Putin a tutto campo. Durante la conferenza del Club Valdai a Mosca ha di nuovo rimarcato la storica opposizione, accusato l’Occidente di alimentare la guerra in ucraina e minacciare la sicurezza della Russia. Nello stesso intervento ha detto che è pronto a risolvere qualsiasi questione attraverso un dialogo con gli Stati Uniti.
(di Emanuele Valenti)
La guerra in Ucraina è anche una manifestazione dello scontro tra Russia e Occidente. Le ultime parole di Putin, questo pomeriggio, in un discorso dedicato alla politica estera russa, lo hanno confermato.
Il presidente russo ha detto che la crisi in Ucraina è proprio colpa dell’Occidente e che la Russia non ha avuto alternative, e ha dovuto difendere e consolidare la sua sovranità. Il concetto non è nuovo. Nella sua narrazione ufficiale, lo sappiamo, Mosca non è l’aggressore che ha invaso il paese vicino, ma è l’aggredito che si sta semplicemente difendendo. O se vogliamo che si sta difendendo proteggendo il mondo russo, in questo caso il sud e l’est dell’Ucraina da secoli nell’orbita russa. Ma le parole di Putin arrivano in un momento particolare di questa crisi, nel quale la narrazione ufficiale russa sta alzando molto il livello dello scontro con l’Occidente. Non a caso il presidente russo ha detto che gli occidentali vogliono dominare il mondo, sottometterlo ai loro valori culturali e controllarlo dal punto di vista economico e finanziario. Il capo del Cremlino ha fatto esplicito riferimento ai vari continenti, insistendo soprattutto sull’Asia, come se volesse convincere gli altri paesi a mettere in piedi un fronte anti-occidentale o anti-americano.

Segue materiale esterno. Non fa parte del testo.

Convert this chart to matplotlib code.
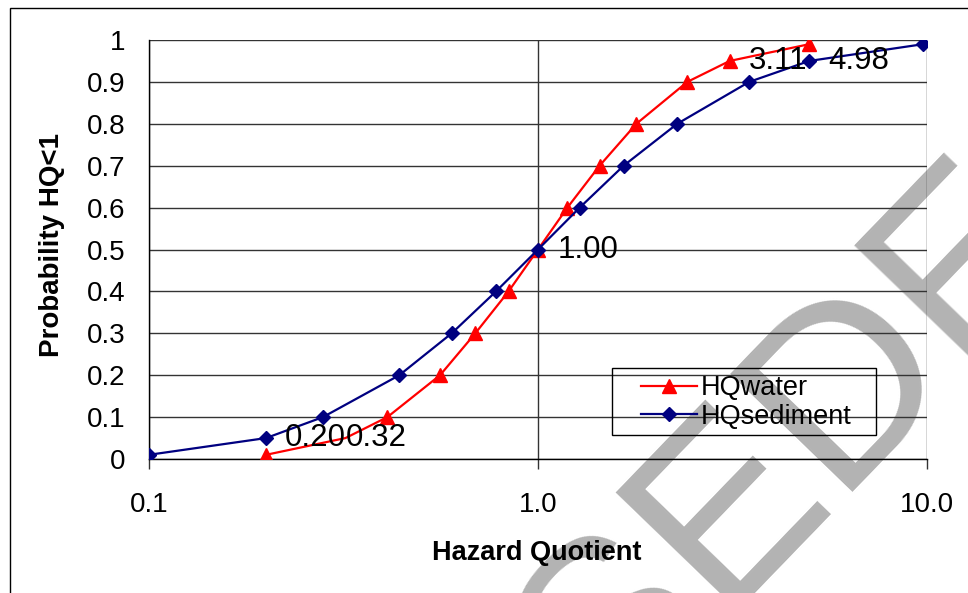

“Noi avremmo voluto dei buoni rapporti con Stati Uniti e NATO, ma loro no. Hanno sempre puntato a sottometterci”. In un passaggio molto interessante Putin ha precisato che dal suo punto di vista ci sono due Occidenti. Uno tradizionale, cristiano, più vicino alla Russia. Un altro invece aggressivo e neocoloniale, strumento delle elite neoliberali. Un messaggio forse a certi settori conservatori europei e americani – ricordiamo che tra poco si vota negli Stati Uniti per il Congresso.
Quale la traduzione pratica di queste parole? L’escalation di Mosca rimarrà solo verbale? Oppure succederà qualcosa anche sul campo, a partire dall’Ucraina? Putin ha spiegato che il mondo sta vivendo il periodo più instabile e imprevedibile dalla fine della Seconda Guerra Mondiale e ha ribadito che il governo ucraino sta lavorando a una bomba sporca, precisando che la dottrina nucleare russa prevede l’utilizzo di armi atomiche solo come estrema difesa. Parole che lasciano aperta ogni opzione. Oggi il ministero degli esteri russo ha minacciato per esempio di colpire i satelliti occidentali utilizzati dagli ucraini durante la guerra. Putin ha detto di essere pronto a riprendere il dialogo sugli armamenti nucleari, ma non è chiaro a quali condizioni. La Casa Bianca ha subito escluso un incontro con Biden in occasione del prossimo G20, a novembre a Bali, in Indonesia. Le parti rimangono molto lontane. Non è il momento del dialogo. C’è spazio per provocazioni o per errori di calcolo, che all’interno di un clima di totale sfiducia potrebbero avere sviluppi imprevedibili.